A stroll down the back streets of Beypazari revealed rows of shops accommodating traditional trades that had disappeared from my home country many years ago. One of the tradesmen was Ahmet and he was a coppersmith called a bakirci or a kalayci in Turkish.
His shop stood out because of the sign that displayed his full name. The surname translated into “duck” which I thought was comical. As it turned out, I was not the first person to mention this to Ahmet but he was still kind enough to invite me into his shop to see him at work.
He was certainly busy, mainly with repeat customers he said. As well as making new Beypazari copper items, he cleaned and repaired existing pots and pans. Turkish housewives were dropping off their kitchen items as if Ahmet was the only person who could perform a job to their standards.
His shop was small and dusty.
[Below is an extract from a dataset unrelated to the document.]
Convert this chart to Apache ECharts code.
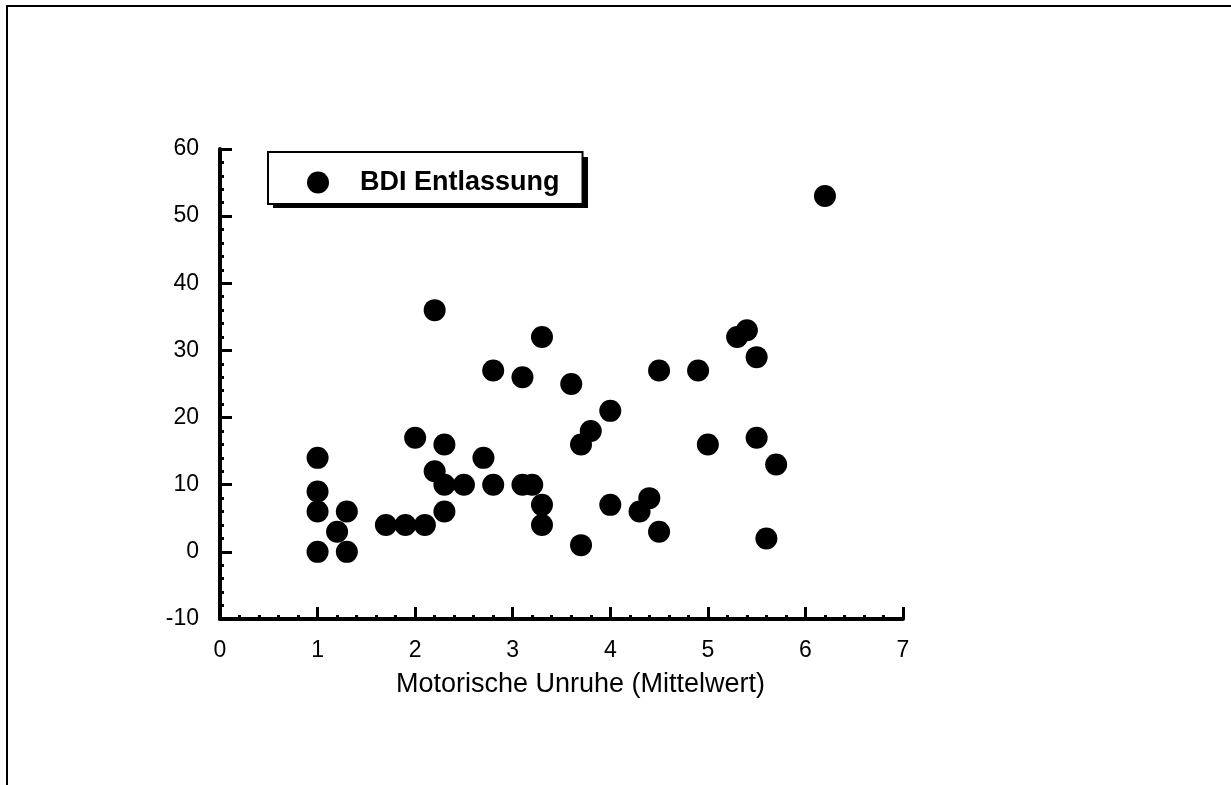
<!DOCTYPE html>
<html>
<head>
<meta charset="utf-8">
<style>
  html, body { margin: 0; padding: 0; background: #fff; }
  #chart { width: 1231px; height: 785px; }
</style>
<script src="https://cdn.jsdelivr.net/npm/echarts@6/dist/echarts.min.js"></script>
</head>
<body>
<div id="chart"></div>
<script>
// ---- Data ----
const seriesName = 'BDI Entlassung';
const xAxisTitle = 'Motorische Unruhe (Mittelwert)';
const xTicks = [0, 1, 2, 3, 4, 5, 6, 7];
const yTicks = [-10, 0, 10, 20, 30, 40, 50, 60];
const xValues = [1, 1, 1, 1, 1.2, 1.3, 1.3, 1.7, 1.9, 2.1, 2.0, 2.2, 2.3, 2.3, 2.3, 2.5, 2.7, 2.8, 2.8, 2.2, 3.1, 3.2, 3.3, 3.3, 3.1, 3.3, 3.6, 3.7, 3.8, 4.0, 3.7, 4.0, 4.3, 4.4, 4.5, 4.5, 4.9, 5.0, 5.3, 5.4, 5.5, 5.5, 5.6, 5.7, 6.2];
const yValues = [14, 9, 6, 0, 3, 6, 0, 4, 4, 4, 17, 12, 16, 10, 6, 10, 14, 10, 27, 36, 10, 10, 7, 4, 26, 32, 25, 16, 18, 21, 1, 7, 6, 8, 3, 27, 27, 16, 32, 33, 29, 17, 2, 13, 53];

const points = xValues.map((x, i) => [x, yValues[i]]);
const FONT = "'Liberation Sans', Arial, Helvetica, sans-serif";

const chart = echarts.init(document.getElementById('chart'), null, { renderer: 'canvas' });

const axisCommon = {
  axisLine: { show: true, onZero: false, lineStyle: { color: '#000', width: 4 } },
  axisTick: { show: true, inside: true, length: 12, lineStyle: { color: '#000', width: 3 } },
  minorTick: { show: true, splitNumber: 5, length: 4, lineStyle: { color: '#000', width: 3 } },
  splitLine: { show: false },
  minorSplitLine: { show: false }
};

const LEG_LEFT = 268, LEG_TOP = 152;

chart.setOption({
  animation: false,
  backgroundColor: '#fff',
  textStyle: { fontFamily: FONT },
  grid: { left: 220, right: 328, top: 149, bottom: 166, containLabel: false },
  legend: {
    show: true,
    left: LEG_LEFT,
    top: LEG_TOP,
    orient: 'horizontal',
    data: [seriesName],
    icon: 'circle',
    itemWidth: 22,
    itemHeight: 22,
    padding: [17, 23, 8, 39],
    backgroundColor: '#fff',
    borderColor: '#000',
    borderWidth: 2,
    borderRadius: 0,
    textStyle: {
      fontFamily: FONT,
      fontSize: 27,
      fontWeight: 'bold',
      color: '#000',
      padding: [0, 0, 0, 26]
    },
    selectedMode: false,
    z: 10
  },
  xAxis: Object.assign({
    type: 'value',
    min: xTicks[0],
    max: xTicks[xTicks.length - 1],
    interval: 1,
    name: xAxisTitle,
    nameLocation: 'middle',
    nameGap: 52,
    nameTextStyle: { fontFamily: FONT, fontSize: 27, color: '#000', padding: [0, 0, 0, 38] },
    axisLabel: { show: true, margin: 20, fontFamily: FONT, fontSize: 23, color: '#000' }
  }, axisCommon),
  yAxis: Object.assign({
    type: 'value',
    min: yTicks[0],
    max: yTicks[yTicks.length - 1],
    interval: 10,
    axisLabel: { show: true, margin: 21, fontFamily: FONT, fontSize: 23, color: '#000' }
  }, axisCommon),
  graphic: [
    { type: 'line', shape: { x1: 6, y1: 6, x2: 1231, y2: 6 }, style: { stroke: '#000', lineWidth: 2 }, silent: true },
    { type: 'line', shape: { x1: 7, y1: 5, x2: 7, y2: 785 }, style: { stroke: '#000', lineWidth: 2 }, silent: true },
    // drop shadow of the legend box
    { type: 'rect', z: 1, shape: { x: LEG_LEFT + 5, y: LEG_TOP + 5, width: 315, height: 51 }, style: { fill: '#000' }, silent: true }
  ],
  series: [{
    name: seriesName,
    type: 'scatter',
    symbol: 'circle',
    symbolSize: 22,
    itemStyle: { color: '#000', opacity: 1 },
    data: points
  }]
});
</script>
</body>
</html>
Beypazari copper items were everywhere, piled up on the floor and wooden shelves. If I spent lots of time in there, I would have felt claustrophobic but it suited Ahmet and he was in his element as he worked.
He was also looking forward to a travel fair in Izmir. The local council had asked him to attend and display his trade to companies with an aim to bringing more tourism to the region. While Ahmet spoke proudly about his father who taught him everything he knew, there was slight disappointment when talking about his son.
Ahmet is not sure if the family tradition will carry on. He knows there are bigger and better opportunities in the world to earn more money and be more successful.
I suppose it really depends on your definition of success. I turned my back on the rat race years ago and hamper after the good old-fashioned trends that I fear will disappear from our world, replaced with technology.
Success is to be measured not so much by the position that one has reached in life as by the obstacles that he has overcome.